**Dataset section**
## Begin

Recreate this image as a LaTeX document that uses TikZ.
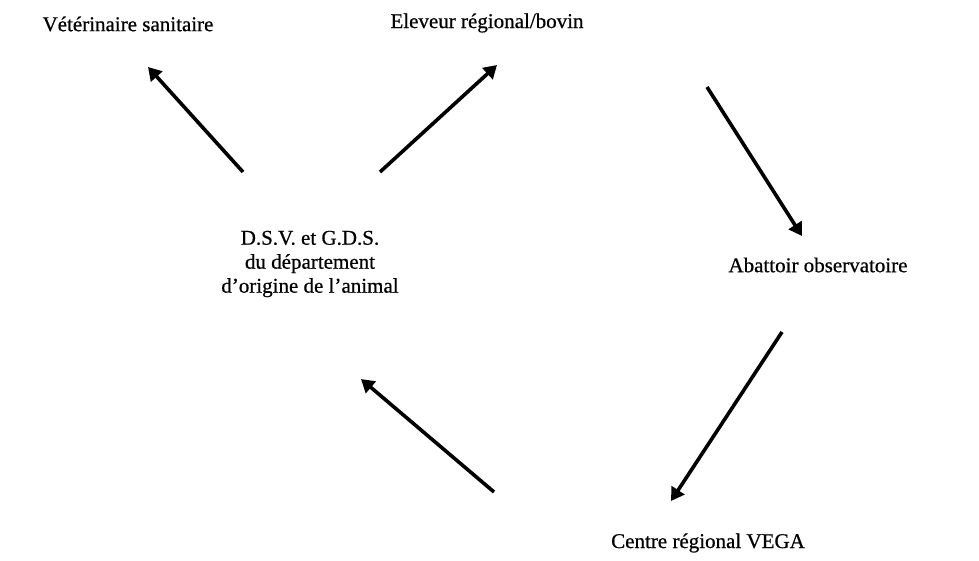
\documentclass[tikz,border=0pt]{standalone}
\usepackage{fontspec}
\setmainfont[FakeBold=0.6]{Liberation Serif}
\usetikzlibrary{arrows.meta}
\begin{document}
\begin{tikzpicture}[x=1pt,y=-1pt,
  lbl/.style={inner sep=0pt,font=\fontsize{21}{24}\selectfont,align=center},
  flow/.style={line width=3.6pt,-{Triangle[width=15pt,length=13pt]}}]
\useasboundingbox (0,0) rectangle (979,560);
\node[lbl] (vet) at (128,24) {Vétérinaire sanitaire};
\node[lbl] (ele) at (487,23) {Eleveur régional/bovin};
\node[lbl] (dsv) at (310,264) {D.S.V. et G.D.S.\\du département\\d'origine de l'animal};
\node[lbl] (aba) at (818,265) {Abattoir observatoire};
\node[lbl] (veg) at (708,543) {Centre régional VEGA};
\coordinate (a1s) at (243,172); \coordinate (a1e) at (148,67);
\coordinate (a2s) at (380,172); \coordinate (a2e) at (497,65);
\coordinate (a3s) at (707,87);  \coordinate (a3e) at (802,236);
\coordinate (a4s) at (782,332); \coordinate (a4e) at (671,501);
\coordinate (a5s) at (494,492); \coordinate (a5e) at (361,379);
\draw[flow] (a1s) -- (a1e);
\draw[flow] (a2s) -- (a2e);
\draw[flow] (a3s) -- (a3e);
\draw[flow] (a4s) -- (a4e);
\draw[flow] (a5s) -- (a5e);
\end{tikzpicture}
\end{document}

## End

**Exercise instructions**
All of the lines above should be printed exactly, minus the pictures.

**Answer to this exercise**
Recreate this image as a LaTeX document that uses TikZ.
\documentclass[tikz,border=0pt]{standalone}
\usepackage{fontspec}
\setmainfont[FakeBold=0.6]{Liberation Serif}
\usetikzlibrary{arrows.meta}
\begin{document}
\begin{tikzpicture}[x=1pt,y=-1pt,
  lbl/.style={inner sep=0pt,font=\fontsize{21}{24}\selectfont,align=center},
  flow/.style={line width=3.6pt,-{Triangle[width=15pt,length=13pt]}}]
\useasboundingbox (0,0) rectangle (979,560);
\node[lbl] (vet) at (128,24) {Vétérinaire sanitaire};
\node[lbl] (ele) at (487,23) {Eleveur régional/bovin};
\node[lbl] (dsv) at (310,264) {D.S.V. et G.D.S.\\du département\\d'origine de l'animal};
\node[lbl] (aba) at (818,265) {Abattoir observatoire};
\node[lbl] (veg) at (708,543) {Centre régional VEGA};
\coordinate (a1s) at (243,172); \coordinate (a1e) at (148,67);
\coordinate (a2s) at (380,172); \coordinate (a2e) at (497,65);
\coordinate (a3s) at (707,87);  \coordinate (a3e) at (802,236);
\coordinate (a4s) at (782,332); \coordinate (a4e) at (671,501);
\coordinate (a5s) at (494,492); \coordinate (a5e) at (361,379);
\draw[flow] (a1s) -- (a1e);
\draw[flow] (a2s) -- (a2e);
\draw[flow] (a3s) -- (a3e);
\draw[flow] (a4s) -- (a4e);
\draw[flow] (a5s) -- (a5e);
\end{tikzpicture}
\end{document}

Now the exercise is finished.